27. Director’s Guarantee
27.1. In the event that the Client is a proprietary limited company, and if the Supplier requests, the Client agrees to do all things to procure all the directors of the aforementioned company to provide personal guarantees to secure the obligations of the Client under this agreement.
28. General
28.1. The failure by either party to enforce any provision of these terms and conditions shall not be treated as a waiver of that provision, nor shall it affect that party’s right to subsequently enforce that provision. If any provision of these terms and conditions shall be invalid, void, illegal or unenforceable the validity, existence, legality and enforceability of the remaining provisions shall not be affected, prejudiced or impaired.

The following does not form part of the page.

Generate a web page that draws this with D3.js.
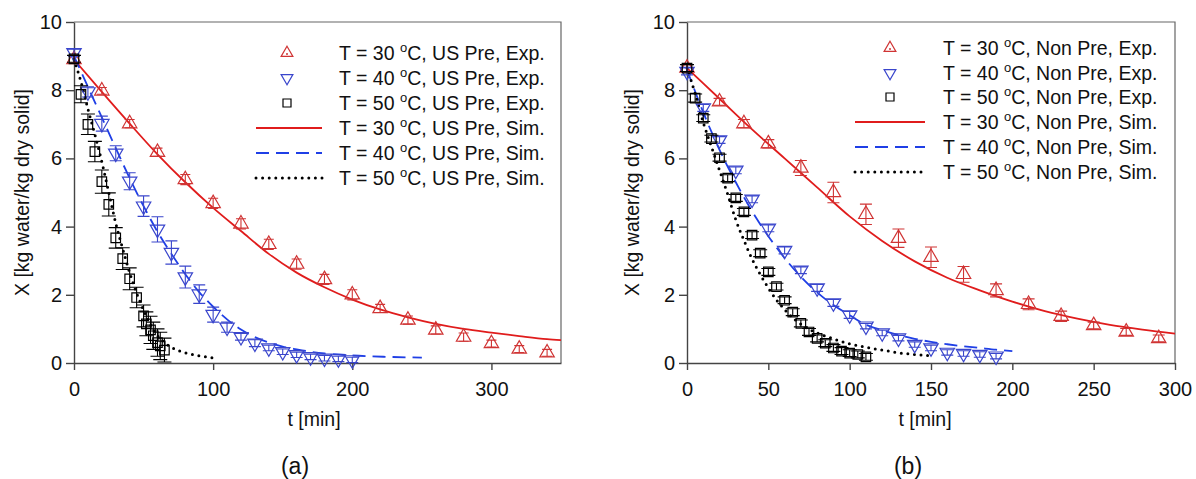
<!DOCTYPE html>
<html>
<head>
<meta charset="utf-8">
<style>
  body { margin: 0; background: #fff; }
  svg text { font-family: "Liberation Sans", Arial, sans-serif; fill: #111; }
</style>
</head>
<body>
<script src="https://d3js.org/d3.v7.min.js"></script>
<script>
// ---- panel (a): US pretreated ----
const a30ExpT = [0, 20, 40, 60, 80, 100, 120, 140, 160, 180, 200, 220, 240, 260, 280, 300, 320, 340];
const a30ExpX = [8.9, 7.98, 7.02, 6.18, 5.38, 4.68, 4.08, 3.48, 2.9, 2.45, 2.0, 1.6, 1.26, 0.97, 0.76, 0.57, 0.41, 0.3];
const a30ExpErr = [0.1, 0.1, 0.12, 0.12, 0.15, 0.15, 0.15, 0.15, 0.15, 0.15, 0.15, 0.12, 0.12, 0.12, 0.12, 0.1, 0.1, 0.1];

const a40ExpT = [0, 10, 20, 30, 40, 50, 60, 70, 80, 90, 100, 110, 120, 130, 140, 150, 160, 170, 180, 190, 200];
const a40ExpX = [9.1, 7.95, 7.02, 6.15, 5.33, 4.6, 3.92, 3.24, 2.52, 2.02, 1.42, 1.05, 0.77, 0.58, 0.44, 0.33, 0.24, 0.18, 0.14, 0.12, 0.09];
const a40ExpErr = [0.1, 0.15, 0.22, 0.22, 0.25, 0.3, 0.37, 0.34, 0.32, 0.27, 0.22, 0.15, 0.1, 0.1, 0.08, 0.08, 0.08, 0.08, 0.08, 0.08, 0.08];

const a50ExpT = [0, 5, 10, 15, 20, 25, 30, 35, 40, 45, 50, 52, 55, 57, 60, 62, 65];
const a50ExpX = [8.92, 7.88, 7.0, 6.2, 5.32, 4.65, 3.67, 3.06, 2.47, 1.92, 1.38, 1.15, 0.97, 0.8, 0.6, 0.5, 0.38];
const a50ExpErr = [0.1, 0.25, 0.3, 0.3, 0.34, 0.34, 0.3, 0.32, 0.32, 0.3, 0.32, 0.35, 0.4, 0.4, 0.4, 0.4, 0.35];

const a30SimT = [0, 20, 40, 60, 80, 100, 120, 140, 160, 180, 200, 220, 240, 260, 280, 300, 320, 340, 350];
const a30SimX = [8.9, 7.95, 7.02, 6.12, 5.3, 4.55, 3.87, 3.2, 2.65, 2.22, 1.86, 1.57, 1.34, 1.15, 1.0, 0.89, 0.79, 0.7, 0.67];

const a40SimT = [0, 10, 20, 30, 40, 50, 60, 70, 80, 90, 100, 110, 120, 130, 140, 150, 160, 170, 180, 190, 200, 225, 250];
const a40SimX = [9.0, 8.1, 7.2, 6.3, 5.42, 4.6, 3.85, 3.2, 2.6, 2.08, 1.65, 1.28, 0.98, 0.76, 0.6, 0.48, 0.4, 0.33, 0.28, 0.25, 0.22, 0.18, 0.16];

const a50SimT = [0, 5, 10, 15, 20, 25, 30, 35, 40, 45, 50, 55, 60, 65, 70, 80, 90, 100];
const a50SimX = [8.9, 8.25, 7.45, 6.7, 5.9, 5.0, 4.1, 3.35, 2.65, 2.05, 1.55, 1.12, 0.8, 0.6, 0.46, 0.3, 0.21, 0.15];

// ---- panel (b): non pretreated ----
const b30ExpT = [0, 20, 35, 50, 70, 90, 110, 130, 150, 170, 190, 210, 230, 250, 270, 290];
const b30ExpX = [8.65, 7.66, 7.02, 6.43, 5.72, 5.0, 4.36, 3.66, 3.1, 2.6, 2.13, 1.72, 1.37, 1.1, 0.91, 0.72];
const b30ExpErr = [0.1, 0.1, 0.12, 0.12, 0.22, 0.3, 0.3, 0.27, 0.3, 0.23, 0.19, 0.16, 0.15, 0.1, 0.1, 0.1];

const b40ExpT = [0, 10, 20, 30, 40, 50, 60, 70, 80, 90, 100, 110, 120, 130, 140, 150, 160, 170, 180, 190];
const b40ExpX = [8.55, 7.48, 6.54, 5.65, 4.8, 3.95, 3.3, 2.72, 2.2, 1.76, 1.41, 1.08, 0.88, 0.73, 0.54, 0.44, 0.31, 0.28, 0.25, 0.2];
const b40ExpErr = [0.1, 0.1, 0.1, 0.1, 0.1, 0.1, 0.1, 0.1, 0.1, 0.1, 0.1, 0.08, 0.08, 0.08, 0.08, 0.08, 0.08, 0.08, 0.08, 0.08];

const b50ExpT = [0, 5, 10, 15, 20, 25, 30, 35, 40, 45, 50, 55, 60, 65, 70, 75, 80, 85, 90, 95, 100, 105, 110];
const b50ExpX = [8.65, 7.77, 7.18, 6.58, 6.02, 5.42, 4.84, 4.43, 3.75, 3.22, 2.67, 2.24, 1.84, 1.49, 1.16, 0.91, 0.72, 0.58, 0.44, 0.35, 0.29, 0.25, 0.18];
const b50ExpErr = [0.1, 0.12, 0.1, 0.1, 0.1, 0.1, 0.1, 0.1, 0.1, 0.1, 0.1, 0.1, 0.1, 0.1, 0.1, 0.1, 0.1, 0.1, 0.1, 0.1, 0.1, 0.1, 0.1];

const b30SimT = [0, 20, 40, 60, 80, 100, 120, 140, 160, 180, 200, 220, 240, 260, 280, 300];
const b30SimX = [8.65, 7.75, 6.85, 6.0, 5.15, 4.3, 3.58, 2.98, 2.5, 2.13, 1.8, 1.52, 1.3, 1.12, 0.98, 0.86];

const b40SimT = [0, 10, 20, 30, 40, 50, 60, 70, 80, 90, 100, 110, 120, 130, 140, 150, 160, 170, 180, 190, 200];
const b40SimX = [8.6, 7.35, 6.25, 5.3, 4.45, 3.72, 3.08, 2.53, 2.07, 1.7, 1.4, 1.12, 0.96, 0.82, 0.71, 0.62, 0.55, 0.49, 0.44, 0.39, 0.35];

const b50SimT = [0, 5, 10, 15, 20, 25, 30, 35, 40, 45, 50, 55, 60, 65, 70, 75, 80, 90, 100, 110, 120, 130, 140, 150];
const b50SimX = [8.65, 7.9, 7.05, 6.35, 5.65, 4.95, 4.2, 3.6, 3.05, 2.6, 2.2, 1.85, 1.57, 1.33, 1.14, 0.99, 0.88, 0.71, 0.56, 0.46, 0.38, 0.3, 0.25, 0.21];

const yTicks = [0, 2, 4, 6, 8, 10];
const aXTicks = [0, 100, 200, 300];
const bXTicks = [0, 50, 100, 150, 200, 250, 300];

const aLegend = [
  ['T = 30 ', 'C, US Pre, Exp.'], ['T = 40 ', 'C, US Pre, Exp.'], ['T = 50 ', 'C, US Pre, Exp.'],
  ['T = 30 ', 'C, US Pre, Sim.'], ['T = 40 ', 'C, US Pre, Sim.'], ['T = 50 ', 'C, US Pre, Sim.']
];
const bLegend = [
  ['T = 30 ', 'C, Non Pre, Exp.'], ['T = 40 ', 'C, Non Pre, Exp.'], ['T = 50 ', 'C, Non Pre, Exp.'],
  ['T = 30 ', 'C, Non Pre, Sim.'], ['T = 40 ', 'C, Non Pre, Sim.'], ['T = 50 ', 'C, Non Pre, Sim.']
];

const RED = '#e01c1c', REDM = '#d03434';
const BLUE = '#1f3fe6', BLUEM = '#3a46cc';
const BLACK = '#000';
const FS = 19.5;

const svg = d3.select('body').append('svg')
  .attr('width', 1196)
  .attr('height', 479);

const zip = (t, v, e) => t.map((d, i) => ({ t: d, v: v[i], e: e ? e[i] : 0 }));

const triUp = d3.symbol(d3.symbolTriangle, 90)();
const square = d3.symbol(d3.symbolSquare, 90)();
const triUpLeg = d3.symbol(d3.symbolTriangle, 60)();
const squareLeg = d3.symbol(d3.symbolSquare, 64)();

function drawPanel(cfg) {
  const x = d3.scaleLinear().domain([0, cfg.xMax]).range([cfg.x0, cfg.x1]);
  const y = d3.scaleLinear().domain([0, 10]).range([363, 22]);
  const g = svg.append('g');

  // frame (top / right)
  g.append('path')
    .attr('d', `M${cfg.x0},${y(10)}H${cfg.x1}V${y(0)}`)
    .attr('fill', 'none').attr('stroke', '#666').attr('stroke-width', 1.2);

  const yAxis = g.append('g')
    .attr('transform', `translate(${cfg.x0},0)`)
    .call(d3.axisLeft(y).tickValues(yTicks).tickSize(8).tickSizeOuter(0).tickPadding(4));
  const xAxis = g.append('g')
    .attr('transform', `translate(0,${y(0)})`)
    .call(d3.axisBottom(x).tickValues(cfg.xTicks).tickSize(7).tickSizeOuter(0).tickPadding(12));
  [yAxis, xAxis].forEach(a => {
    a.selectAll('path, line').attr('stroke', '#444').attr('stroke-width', 1.4);
    a.selectAll('text').attr('font-size', 20).attr('fill', '#111')
      .style('font-family', '"Liberation Sans", Arial, sans-serif');
  });

  // simulation lines
  const line = d3.line().x(d => x(d.t)).y(d => y(d.v)).curve(d3.curveMonotoneX);
  cfg.sims.forEach(s => {
    g.append('path')
      .datum(zip(s.t, s.v))
      .attr('d', line)
      .attr('fill', 'none')
      .attr('stroke', s.color)
      .attr('stroke-width', s.width)
      .attr('stroke-dasharray', s.dash)
      .attr('stroke-linecap', s.cap);
  });

  // experimental points with error bars
  cfg.exp.forEach(s => {
    const pts = g.append('g').selectAll('g').data(zip(s.t, s.v, s.e)).join('g');
    pts.append('path')
      .attr('d', d => `M${x(d.t)},${y(d.v - d.e)}V${y(d.v + d.e)}` +
        `M${x(d.t) - s.cap},${y(d.v + d.e)}h${2 * s.cap}` +
        `M${x(d.t) - s.cap},${y(d.v - d.e)}h${2 * s.cap}`)
      .attr('stroke', s.color).attr('stroke-width', 1.1).attr('fill', 'none');
    pts.append('path')
      .attr('d', s.shape)
      .attr('transform', d => `translate(${x(d.t)},${y(d.v)})${s.rot ? ' rotate(180)' : ''}`)
      .attr('fill', 'none').attr('stroke', s.color).attr('stroke-width', 1.2);
  });

  // legend
  const leg = g.append('g');
  cfg.legend.forEach((lab, i) => {
    const cy = cfg.legRows[i];
    const t = leg.append('text')
      .attr('x', cfg.legTextX).attr('y', cy + 7)
      .attr('font-size', FS);
    t.append('tspan').text(lab[0]);
    t.append('tspan').attr('font-size', 13).attr('dy', -8).text('o');
    t.append('tspan').attr('dy', 8).text(lab[1]);
    if (i < 3) {
      const s = cfg.exp[i];
      leg.append('path')
        .attr('d', i === 2 ? squareLeg : triUpLeg)
        .attr('transform', `translate(${cfg.legSymX},${cy})${s.rot ? ' rotate(180)' : ''}`)
        .attr('fill', 'none').attr('stroke', s.color).attr('stroke-width', 1.2);
      if (i === 0) {
        leg.append('circle').attr('cx', cfg.legSymX).attr('cy', cy + 1).attr('r', 1).attr('fill', s.color);
      }
    } else {
      const s = cfg.sims[i - 3];
      leg.append('line')
        .attr('x1', cfg.legLine[0]).attr('x2', cfg.legLine[1])
        .attr('y1', cy).attr('y2', cy)
        .attr('stroke', s.color).attr('stroke-width', s.width)
        .attr('stroke-dasharray', s.dash).attr('stroke-linecap', s.cap);
    }
  });

  // axis titles
  g.append('text')
    .attr('transform', `translate(${cfg.yLabX},${(y(0) + y(10)) / 2}) rotate(-90)`)
    .attr('text-anchor', 'middle').attr('dy', '0.35em')
    .attr('font-size', FS)
    .text('X [kg water/kg dry solid]');
  g.append('text')
    .attr('x', cfg.tLabX).attr('y', 426)
    .attr('text-anchor', 'middle').attr('font-size', FS)
    .text('t [min]');
  g.append('text')
    .attr('x', cfg.tagX).attr('y', 474)
    .attr('text-anchor', 'middle').attr('font-size', 23)
    .text(cfg.tag);
}

const simStyles = [
  { color: RED, width: 1.8, dash: null, cap: 'butt' },
  { color: BLUE, width: 1.8, dash: '13,7', cap: 'butt' },
  { color: BLACK, width: 3, dash: '0,6.6', cap: 'round' }
];

drawPanel({
  x0: 74, x1: 561, xMax: 350, xTicks: aXTicks,
  exp: [
    { t: a30ExpT, v: a30ExpX, e: a30ExpErr, color: REDM, shape: triUp, rot: false, cap: 5 },
    { t: a40ExpT, v: a40ExpX, e: a40ExpErr, color: BLUEM, shape: triUp, rot: true, cap: 6 },
    { t: a50ExpT, v: a50ExpX, e: a50ExpErr, color: BLACK, shape: square, rot: false, cap: 7 }
  ],
  sims: [
    Object.assign({ t: a30SimT, v: a30SimX }, simStyles[0]),
    Object.assign({ t: a40SimT, v: a40SimX }, simStyles[1]),
    Object.assign({ t: a50SimT, v: a50SimX }, simStyles[2])
  ],
  legend: aLegend, legRows: [53, 78, 103, 128, 153, 178],
  legSymX: 287, legLine: [256, 322], legTextX: 339,
  yLabX: 22, tLabX: 314, tagX: 295, tag: '(a)'
});

drawPanel({
  x0: 687, x1: 1175, xMax: 300, xTicks: bXTicks,
  exp: [
    { t: b30ExpT, v: b30ExpX, e: b30ExpErr, color: REDM, shape: triUp, rot: false, cap: 6 },
    { t: b40ExpT, v: b40ExpX, e: b40ExpErr, color: BLUEM, shape: triUp, rot: true, cap: 6 },
    { t: b50ExpT, v: b50ExpX, e: b50ExpErr, color: BLACK, shape: square, rot: false, cap: 7 }
  ],
  sims: [
    Object.assign({ t: b30SimT, v: b30SimX }, simStyles[0]),
    Object.assign({ t: b40SimT, v: b40SimX }, simStyles[1]),
    Object.assign({ t: b50SimT, v: b50SimX }, simStyles[2])
  ],
  legend: bLegend, legRows: [48, 73, 97, 122, 147, 172],
  legSymX: 890, legLine: [855, 925], legTextX: 943,
  yLabX: 632, tLabX: 925, tagX: 908, tag: '(b)'
});
</script>
</body>
</html>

28.2. These terms and conditions and any contract to which they apply shall be governed by the laws of Queensland, the state in which the Supplier has its principal place of business, and are subject to the jurisdiction of the Brisbane Courts in that state.
28.3. Subject to clause 15 the Supplier shall be under no liability whatsoever to the Client for any indirect and/or consequential loss and/or expense (including loss of profit) suffered by the Client arising out of a breach by the Supplier of these terms and conditions (alternatively the Suppliers liability shall be limited to damages which under no circumstances shall exceed the Price of the Works).

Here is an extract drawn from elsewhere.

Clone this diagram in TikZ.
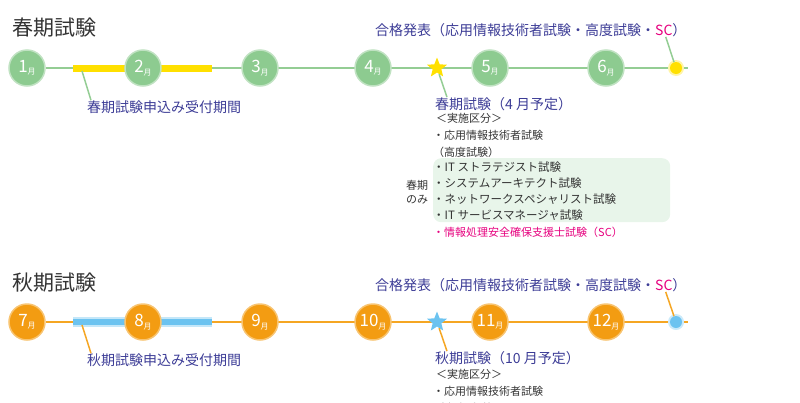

28.4. Neither party to this contract may assign this contract, any payment or any other right, benefit or interest under this contract without the written consent of the other party (which shall not be unreasonably withheld). The Supplier may elect to subcontract out any part of the Works but shall not be relieved from any liability or obligation under this contract by so doing. Furthermore, the Client agrees and understands that they have no authority to give any instruction to any of the Suppliers sub-Suppliers without the authority of the Supplier.
28.5. The Client agrees that the Supplier may amend these terms and conditions by notifying the Client in writing. These changes shall be deemed to take effect from the date on which the Client accepts such changes, or otherwise at such time as the Client makes a further request for the Supplier to provide Works to the Client.
28.6. Neither party shall be liable for any default due to any act of God, war, terrorism, strike, lock-out, industrial action, fire, flood, storm or other event beyond the reasonable control of either party.
28.7. Both parties warrant that they have the power to enter into this agreement and have obtained all necessary authorisations to allow them to do so, they are not insolvent and that this agreement creates binding and valid legal obligations on them.
28.8. To the extent of any inconsistency between the Suppliers quotation and these terms and conditions, the terms and conditions shall prevail to the extent of any inconsistency.